■ Work to do: Pictures in the data should be dropped; transcribe exactly the lines from the one that has "Generate a web" through the one that has "var serieNombre = 'Población';".

■ Information given:
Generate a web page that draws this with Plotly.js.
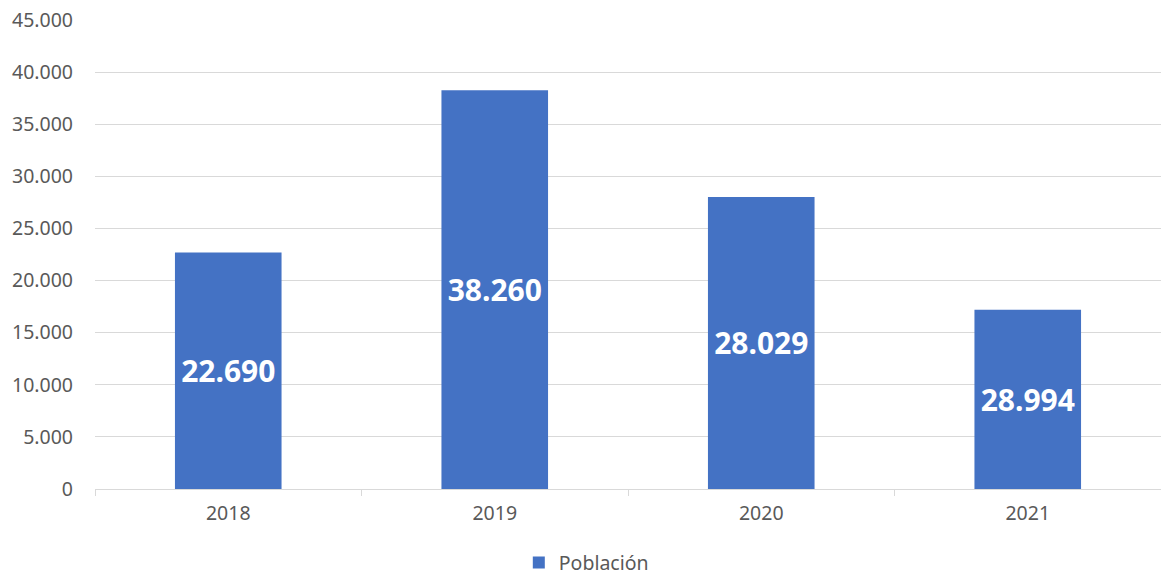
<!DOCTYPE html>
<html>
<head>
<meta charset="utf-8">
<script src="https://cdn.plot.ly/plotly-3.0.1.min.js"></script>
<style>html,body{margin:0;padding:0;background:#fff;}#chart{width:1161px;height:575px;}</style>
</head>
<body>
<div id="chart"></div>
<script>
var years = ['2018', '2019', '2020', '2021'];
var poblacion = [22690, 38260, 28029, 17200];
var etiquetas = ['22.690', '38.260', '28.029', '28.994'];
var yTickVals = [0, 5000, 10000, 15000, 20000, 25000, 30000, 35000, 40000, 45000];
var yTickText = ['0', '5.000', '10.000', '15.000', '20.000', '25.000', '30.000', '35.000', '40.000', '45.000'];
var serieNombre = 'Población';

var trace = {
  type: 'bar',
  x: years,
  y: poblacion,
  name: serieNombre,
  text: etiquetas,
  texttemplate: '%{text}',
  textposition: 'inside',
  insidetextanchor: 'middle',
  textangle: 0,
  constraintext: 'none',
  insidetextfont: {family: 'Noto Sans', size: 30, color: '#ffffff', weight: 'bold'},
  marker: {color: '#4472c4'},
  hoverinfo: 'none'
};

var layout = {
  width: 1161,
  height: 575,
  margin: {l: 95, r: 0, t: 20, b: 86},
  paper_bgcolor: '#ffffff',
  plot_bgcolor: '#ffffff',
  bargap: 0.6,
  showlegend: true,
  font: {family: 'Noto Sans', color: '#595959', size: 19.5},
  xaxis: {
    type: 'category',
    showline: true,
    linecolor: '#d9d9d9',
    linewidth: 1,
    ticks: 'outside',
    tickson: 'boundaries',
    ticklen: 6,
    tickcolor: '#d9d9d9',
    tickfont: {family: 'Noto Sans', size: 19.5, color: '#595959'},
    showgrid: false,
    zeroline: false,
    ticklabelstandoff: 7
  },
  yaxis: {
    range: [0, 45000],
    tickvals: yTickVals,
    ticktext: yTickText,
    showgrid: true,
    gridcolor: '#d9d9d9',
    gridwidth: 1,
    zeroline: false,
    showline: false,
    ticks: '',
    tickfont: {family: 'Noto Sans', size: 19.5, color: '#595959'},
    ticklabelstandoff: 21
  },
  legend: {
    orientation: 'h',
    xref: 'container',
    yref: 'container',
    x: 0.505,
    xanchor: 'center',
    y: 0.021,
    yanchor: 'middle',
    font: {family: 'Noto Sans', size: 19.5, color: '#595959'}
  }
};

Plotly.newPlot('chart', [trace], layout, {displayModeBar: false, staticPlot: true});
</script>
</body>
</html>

==

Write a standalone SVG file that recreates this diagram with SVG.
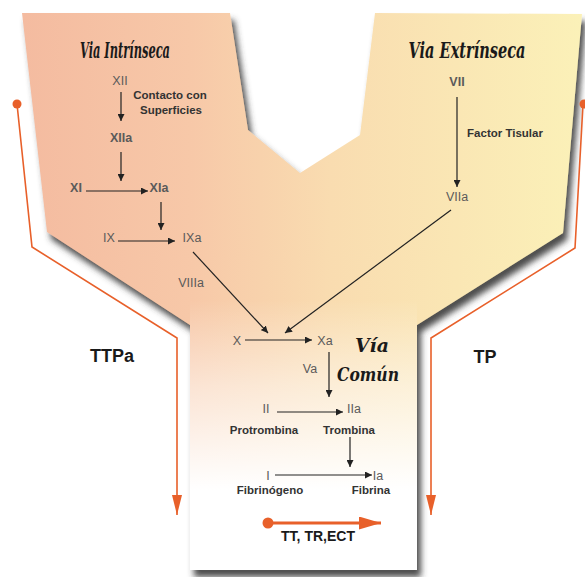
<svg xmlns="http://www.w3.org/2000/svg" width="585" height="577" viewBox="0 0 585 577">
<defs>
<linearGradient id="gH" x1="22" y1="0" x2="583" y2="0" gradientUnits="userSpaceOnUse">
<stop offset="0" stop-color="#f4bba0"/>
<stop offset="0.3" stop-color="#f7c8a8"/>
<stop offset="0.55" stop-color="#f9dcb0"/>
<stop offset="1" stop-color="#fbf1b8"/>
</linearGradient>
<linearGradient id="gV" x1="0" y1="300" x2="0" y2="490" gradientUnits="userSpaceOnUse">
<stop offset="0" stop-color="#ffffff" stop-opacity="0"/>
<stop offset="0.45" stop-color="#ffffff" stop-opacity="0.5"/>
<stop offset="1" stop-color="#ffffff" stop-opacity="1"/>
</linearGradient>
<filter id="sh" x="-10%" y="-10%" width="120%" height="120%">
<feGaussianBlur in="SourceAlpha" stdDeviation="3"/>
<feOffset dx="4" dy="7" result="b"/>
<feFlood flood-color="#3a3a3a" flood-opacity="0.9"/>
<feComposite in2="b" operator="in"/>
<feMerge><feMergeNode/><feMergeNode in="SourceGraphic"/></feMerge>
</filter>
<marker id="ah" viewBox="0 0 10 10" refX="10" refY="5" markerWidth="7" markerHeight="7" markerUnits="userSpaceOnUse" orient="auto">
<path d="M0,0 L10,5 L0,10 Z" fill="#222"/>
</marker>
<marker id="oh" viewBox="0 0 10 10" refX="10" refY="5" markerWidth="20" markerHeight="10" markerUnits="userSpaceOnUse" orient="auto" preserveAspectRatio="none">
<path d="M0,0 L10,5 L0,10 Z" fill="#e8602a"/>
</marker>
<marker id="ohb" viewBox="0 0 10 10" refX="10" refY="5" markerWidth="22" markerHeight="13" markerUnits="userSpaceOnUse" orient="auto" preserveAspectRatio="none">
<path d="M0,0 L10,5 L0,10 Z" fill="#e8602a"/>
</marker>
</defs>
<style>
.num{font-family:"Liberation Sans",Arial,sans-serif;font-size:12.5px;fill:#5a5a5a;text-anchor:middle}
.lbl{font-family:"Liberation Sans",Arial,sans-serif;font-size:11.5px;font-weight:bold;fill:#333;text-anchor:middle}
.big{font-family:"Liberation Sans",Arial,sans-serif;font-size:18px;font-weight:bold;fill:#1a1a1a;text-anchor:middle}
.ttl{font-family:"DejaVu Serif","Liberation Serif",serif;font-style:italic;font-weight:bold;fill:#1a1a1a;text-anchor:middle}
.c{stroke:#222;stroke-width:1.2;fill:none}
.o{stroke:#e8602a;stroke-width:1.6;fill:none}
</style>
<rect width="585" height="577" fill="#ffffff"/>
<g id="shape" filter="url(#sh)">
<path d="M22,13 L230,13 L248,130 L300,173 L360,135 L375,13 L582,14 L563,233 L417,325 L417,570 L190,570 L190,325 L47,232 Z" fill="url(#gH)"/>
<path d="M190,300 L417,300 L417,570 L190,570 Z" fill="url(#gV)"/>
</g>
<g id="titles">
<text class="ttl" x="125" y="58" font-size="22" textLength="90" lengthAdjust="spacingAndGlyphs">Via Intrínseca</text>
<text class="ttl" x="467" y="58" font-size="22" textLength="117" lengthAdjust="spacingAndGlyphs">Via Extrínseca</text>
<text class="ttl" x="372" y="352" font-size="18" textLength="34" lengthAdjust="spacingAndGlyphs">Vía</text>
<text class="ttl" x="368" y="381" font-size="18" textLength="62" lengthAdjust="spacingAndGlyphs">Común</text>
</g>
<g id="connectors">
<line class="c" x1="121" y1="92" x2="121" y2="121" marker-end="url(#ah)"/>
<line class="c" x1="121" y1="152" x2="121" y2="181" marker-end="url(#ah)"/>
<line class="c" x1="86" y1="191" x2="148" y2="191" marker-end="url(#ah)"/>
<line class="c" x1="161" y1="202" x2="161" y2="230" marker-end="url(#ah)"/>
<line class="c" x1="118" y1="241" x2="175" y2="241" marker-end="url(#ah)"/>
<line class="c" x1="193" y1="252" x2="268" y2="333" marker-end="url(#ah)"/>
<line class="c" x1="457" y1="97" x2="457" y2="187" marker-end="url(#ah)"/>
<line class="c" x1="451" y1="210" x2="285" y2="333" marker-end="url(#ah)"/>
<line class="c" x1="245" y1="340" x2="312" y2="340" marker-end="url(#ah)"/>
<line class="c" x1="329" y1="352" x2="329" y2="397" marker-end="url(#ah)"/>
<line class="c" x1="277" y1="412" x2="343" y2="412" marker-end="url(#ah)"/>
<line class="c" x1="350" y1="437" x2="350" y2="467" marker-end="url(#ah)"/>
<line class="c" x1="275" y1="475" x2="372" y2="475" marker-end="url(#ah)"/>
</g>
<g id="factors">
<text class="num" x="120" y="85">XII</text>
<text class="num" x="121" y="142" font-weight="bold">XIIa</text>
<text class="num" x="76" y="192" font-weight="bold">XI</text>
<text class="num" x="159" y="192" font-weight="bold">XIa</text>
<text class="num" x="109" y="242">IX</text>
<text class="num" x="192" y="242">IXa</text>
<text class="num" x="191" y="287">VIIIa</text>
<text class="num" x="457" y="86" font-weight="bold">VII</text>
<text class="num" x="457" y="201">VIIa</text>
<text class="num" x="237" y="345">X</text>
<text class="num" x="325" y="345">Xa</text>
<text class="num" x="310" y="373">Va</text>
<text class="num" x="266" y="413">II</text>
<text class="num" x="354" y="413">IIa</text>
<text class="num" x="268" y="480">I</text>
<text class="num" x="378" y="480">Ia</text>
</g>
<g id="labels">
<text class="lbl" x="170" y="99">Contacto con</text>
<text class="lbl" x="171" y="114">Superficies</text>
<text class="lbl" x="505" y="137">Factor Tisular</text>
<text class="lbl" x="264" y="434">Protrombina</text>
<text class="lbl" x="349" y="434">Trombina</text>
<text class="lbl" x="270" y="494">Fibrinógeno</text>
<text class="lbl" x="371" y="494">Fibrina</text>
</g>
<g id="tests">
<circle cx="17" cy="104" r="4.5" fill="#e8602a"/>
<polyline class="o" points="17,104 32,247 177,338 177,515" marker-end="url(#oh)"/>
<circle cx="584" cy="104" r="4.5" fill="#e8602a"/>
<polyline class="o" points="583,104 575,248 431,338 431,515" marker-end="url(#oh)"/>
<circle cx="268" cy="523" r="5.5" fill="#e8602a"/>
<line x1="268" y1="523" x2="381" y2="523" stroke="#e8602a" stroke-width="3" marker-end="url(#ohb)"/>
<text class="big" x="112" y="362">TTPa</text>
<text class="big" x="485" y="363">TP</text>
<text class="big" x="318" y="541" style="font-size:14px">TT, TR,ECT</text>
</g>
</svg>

...

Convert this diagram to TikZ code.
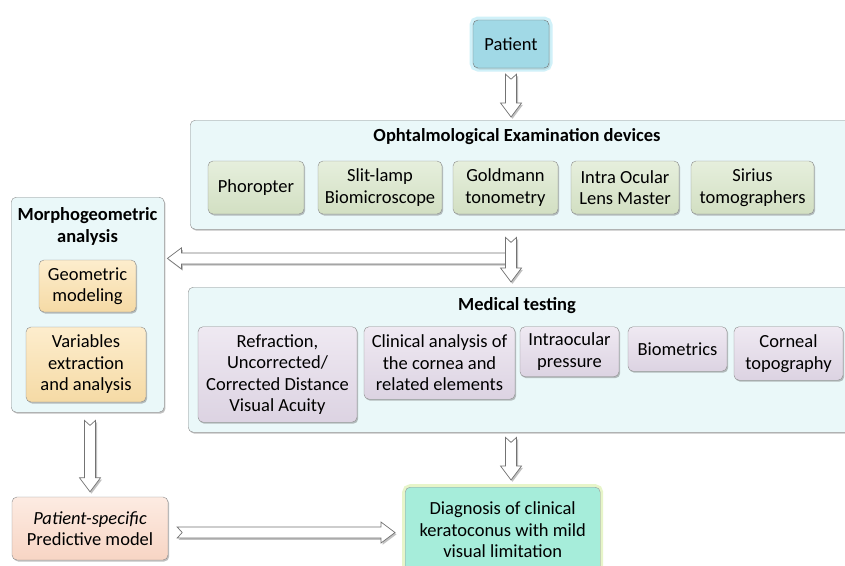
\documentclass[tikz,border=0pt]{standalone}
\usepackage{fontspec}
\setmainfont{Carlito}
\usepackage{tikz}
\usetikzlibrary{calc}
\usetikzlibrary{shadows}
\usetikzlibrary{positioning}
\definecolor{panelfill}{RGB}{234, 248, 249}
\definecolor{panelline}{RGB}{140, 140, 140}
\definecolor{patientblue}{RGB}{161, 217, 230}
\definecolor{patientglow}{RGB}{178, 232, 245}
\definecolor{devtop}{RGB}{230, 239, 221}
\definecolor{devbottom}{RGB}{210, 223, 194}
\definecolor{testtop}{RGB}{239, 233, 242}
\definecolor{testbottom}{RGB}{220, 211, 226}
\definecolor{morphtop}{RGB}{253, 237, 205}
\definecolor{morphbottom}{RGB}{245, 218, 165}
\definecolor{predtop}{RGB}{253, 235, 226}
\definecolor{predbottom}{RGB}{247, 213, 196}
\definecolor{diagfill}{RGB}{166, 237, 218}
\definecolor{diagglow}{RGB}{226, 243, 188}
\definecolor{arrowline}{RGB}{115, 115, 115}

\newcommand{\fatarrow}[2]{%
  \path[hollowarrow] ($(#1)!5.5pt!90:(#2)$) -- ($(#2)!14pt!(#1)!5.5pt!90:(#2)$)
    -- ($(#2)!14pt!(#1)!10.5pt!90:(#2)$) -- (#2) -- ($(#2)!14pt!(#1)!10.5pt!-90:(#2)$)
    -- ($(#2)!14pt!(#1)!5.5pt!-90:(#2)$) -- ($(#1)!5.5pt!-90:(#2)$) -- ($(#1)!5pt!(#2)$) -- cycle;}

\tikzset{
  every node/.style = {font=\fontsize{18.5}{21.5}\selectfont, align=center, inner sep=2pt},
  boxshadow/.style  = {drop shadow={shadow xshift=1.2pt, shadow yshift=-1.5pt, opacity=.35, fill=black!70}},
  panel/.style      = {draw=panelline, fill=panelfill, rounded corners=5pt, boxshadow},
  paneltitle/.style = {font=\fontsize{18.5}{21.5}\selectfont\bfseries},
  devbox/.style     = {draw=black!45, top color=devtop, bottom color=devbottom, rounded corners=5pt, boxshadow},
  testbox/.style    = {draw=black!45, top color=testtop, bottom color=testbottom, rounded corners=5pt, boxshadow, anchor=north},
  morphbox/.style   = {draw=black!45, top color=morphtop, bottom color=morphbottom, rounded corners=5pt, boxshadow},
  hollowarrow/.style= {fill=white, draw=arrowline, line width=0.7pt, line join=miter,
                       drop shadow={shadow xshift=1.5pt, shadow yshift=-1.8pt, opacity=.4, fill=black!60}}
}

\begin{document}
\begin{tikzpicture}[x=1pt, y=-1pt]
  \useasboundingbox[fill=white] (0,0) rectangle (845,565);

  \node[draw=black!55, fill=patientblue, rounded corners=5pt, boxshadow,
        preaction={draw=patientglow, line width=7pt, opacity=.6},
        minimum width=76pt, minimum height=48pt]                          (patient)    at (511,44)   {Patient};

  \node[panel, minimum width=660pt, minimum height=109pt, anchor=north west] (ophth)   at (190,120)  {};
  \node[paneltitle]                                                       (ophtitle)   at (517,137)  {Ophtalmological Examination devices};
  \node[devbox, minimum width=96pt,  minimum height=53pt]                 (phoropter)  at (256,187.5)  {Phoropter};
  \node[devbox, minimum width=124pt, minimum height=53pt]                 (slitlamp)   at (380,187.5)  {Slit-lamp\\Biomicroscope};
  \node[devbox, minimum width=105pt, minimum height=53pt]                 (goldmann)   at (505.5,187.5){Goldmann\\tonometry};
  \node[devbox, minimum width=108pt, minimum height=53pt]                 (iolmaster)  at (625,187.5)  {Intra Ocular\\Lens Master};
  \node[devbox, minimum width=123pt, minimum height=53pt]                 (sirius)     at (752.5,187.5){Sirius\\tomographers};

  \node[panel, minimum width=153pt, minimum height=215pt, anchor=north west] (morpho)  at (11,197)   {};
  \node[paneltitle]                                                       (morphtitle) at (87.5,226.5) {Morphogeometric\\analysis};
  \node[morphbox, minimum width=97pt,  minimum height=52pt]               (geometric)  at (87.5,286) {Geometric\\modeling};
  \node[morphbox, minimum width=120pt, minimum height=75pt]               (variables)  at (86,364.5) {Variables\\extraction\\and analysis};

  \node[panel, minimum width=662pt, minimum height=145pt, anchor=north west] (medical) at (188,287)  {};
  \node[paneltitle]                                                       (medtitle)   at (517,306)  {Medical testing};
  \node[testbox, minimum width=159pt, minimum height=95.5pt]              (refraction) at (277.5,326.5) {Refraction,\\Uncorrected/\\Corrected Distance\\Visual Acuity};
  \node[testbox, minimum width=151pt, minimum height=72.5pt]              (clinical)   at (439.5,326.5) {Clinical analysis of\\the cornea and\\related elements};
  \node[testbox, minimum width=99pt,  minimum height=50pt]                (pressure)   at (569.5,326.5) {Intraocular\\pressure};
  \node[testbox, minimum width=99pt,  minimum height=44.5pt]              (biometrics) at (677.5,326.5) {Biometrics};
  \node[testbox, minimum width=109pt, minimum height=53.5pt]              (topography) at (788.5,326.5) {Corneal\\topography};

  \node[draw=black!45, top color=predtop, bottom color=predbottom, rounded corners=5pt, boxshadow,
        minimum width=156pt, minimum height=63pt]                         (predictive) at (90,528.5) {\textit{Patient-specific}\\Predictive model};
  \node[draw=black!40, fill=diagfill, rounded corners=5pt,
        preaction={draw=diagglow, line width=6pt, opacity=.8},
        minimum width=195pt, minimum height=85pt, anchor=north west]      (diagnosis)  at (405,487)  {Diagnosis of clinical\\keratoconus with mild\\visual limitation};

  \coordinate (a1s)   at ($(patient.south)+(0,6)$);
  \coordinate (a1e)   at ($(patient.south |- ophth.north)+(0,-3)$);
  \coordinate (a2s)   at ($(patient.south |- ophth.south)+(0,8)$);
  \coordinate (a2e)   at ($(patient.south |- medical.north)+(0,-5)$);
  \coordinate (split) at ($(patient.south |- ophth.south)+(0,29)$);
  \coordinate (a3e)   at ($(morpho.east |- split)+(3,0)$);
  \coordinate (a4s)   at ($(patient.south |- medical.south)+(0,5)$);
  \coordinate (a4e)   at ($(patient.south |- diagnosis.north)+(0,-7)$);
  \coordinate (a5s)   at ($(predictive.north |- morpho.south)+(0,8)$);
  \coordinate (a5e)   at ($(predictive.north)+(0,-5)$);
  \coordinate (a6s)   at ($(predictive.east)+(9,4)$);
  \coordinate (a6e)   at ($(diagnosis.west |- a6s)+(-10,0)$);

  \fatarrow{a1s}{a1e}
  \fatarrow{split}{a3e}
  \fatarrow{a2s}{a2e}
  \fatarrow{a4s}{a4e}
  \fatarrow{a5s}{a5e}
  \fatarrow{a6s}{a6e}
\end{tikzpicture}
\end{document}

■ Result:
Generate a web page that draws this with Plotly.js.
<!DOCTYPE html>
<html>
<head>
<meta charset="utf-8">
<script src="https://cdn.plot.ly/plotly-3.0.1.min.js"></script>
<style>html,body{margin:0;padding:0;background:#fff;}#chart{width:1161px;height:575px;}</style>
</head>
<body>
<div id="chart"></div>
<script>
var years = ['2018', '2019', '2020', '2021'];
var poblacion = [22690, 38260, 28029, 17200];
var etiquetas = ['22.690', '38.260', '28.029', '28.994'];
var yTickVals = [0, 5000, 10000, 15000, 20000, 25000, 30000, 35000, 40000, 45000];
var yTickText = ['0', '5.000', '10.000', '15.000', '20.000', '25.000', '30.000', '35.000', '40.000', '45.000'];
var serieNombre = 'Población';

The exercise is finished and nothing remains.